Salvatore LICITRA
CD Sony 82876788522
Prod. 2006

For a few minutes one listens to this Forbidden Love (a nonsense title as there is nothing forbidden in the love of Chénier, Don Carlos or Otello) and wonders what’s all the fuzz about. Licitra’s voice is not an exceptional one but it has a nice Italian sound and though the sound picture changes slightly as the tenor doesn’t succeed in maintaining the same colour throughout his range, it’s not as if the singer is a mediocre conservatory student. OK; the phrasing is dull and there is always a sense as if the tenor is recording the aria while he looks for the first time at the score but there have been even worse Italian tenors with a major career (Gianni Poggi in his whining days for an example). And then already during the first item on this CD one asks oneself for a few seconds if one heard correctly? Oh yes, one did. The moment he takes the voice into the passagio (and he tackles it rather late in the Di Stefano manner) there comes a grating beefy sound separate from the rest of the voice and he doesn’t get rid of it when lurching at anything that is an A-flat or higher.

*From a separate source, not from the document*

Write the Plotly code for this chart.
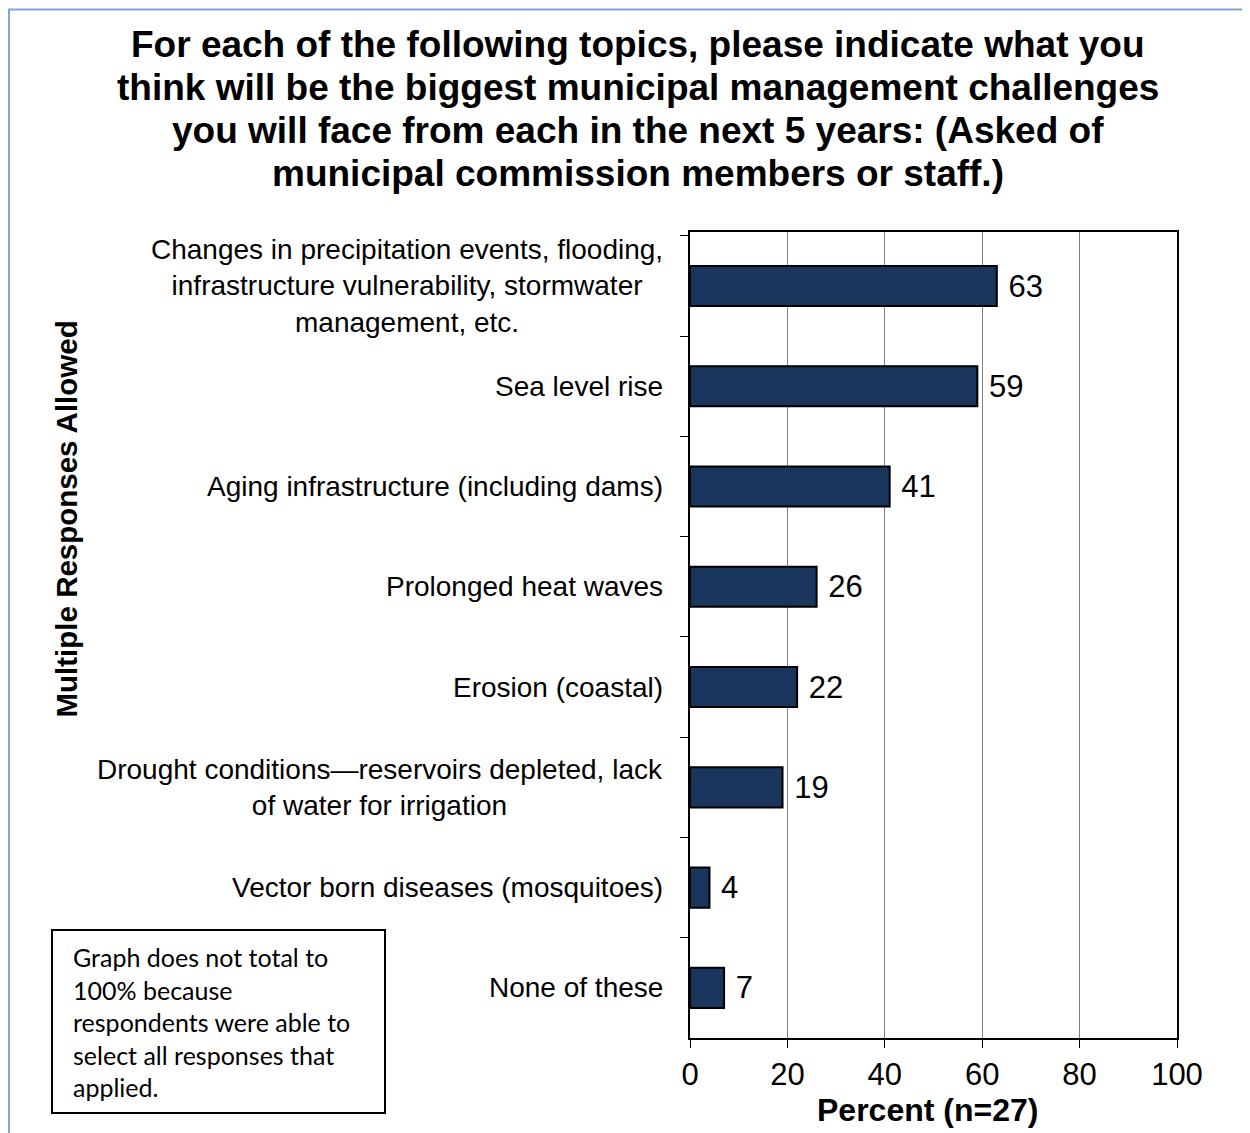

After a few arias one wonders why a major company allows such a recording to appear ? Did the producer have an acute loss of ear failure? Didn’t the tenor himself realize the disservice he was doing to his reputation by allowing such sounds to be put on CD for eternity? Did the contract between singer and company have to be respected at all costs? Did no one have the courage to pay out orchestra and chorus, send everybody home and write off the losses ? Salvatore Licitra seems to be one of those ‘hit and miss’ singers who simply is unsure of his basic technique and doesn’t know beforehand whether he will score or not. There is indeed in all his recorded work something uncertain but I’ve heard him do live recitals or opera performances without those ungainly sounds. So there are evenings when he more or less dominates his voice. This record ought never to have seen light of day.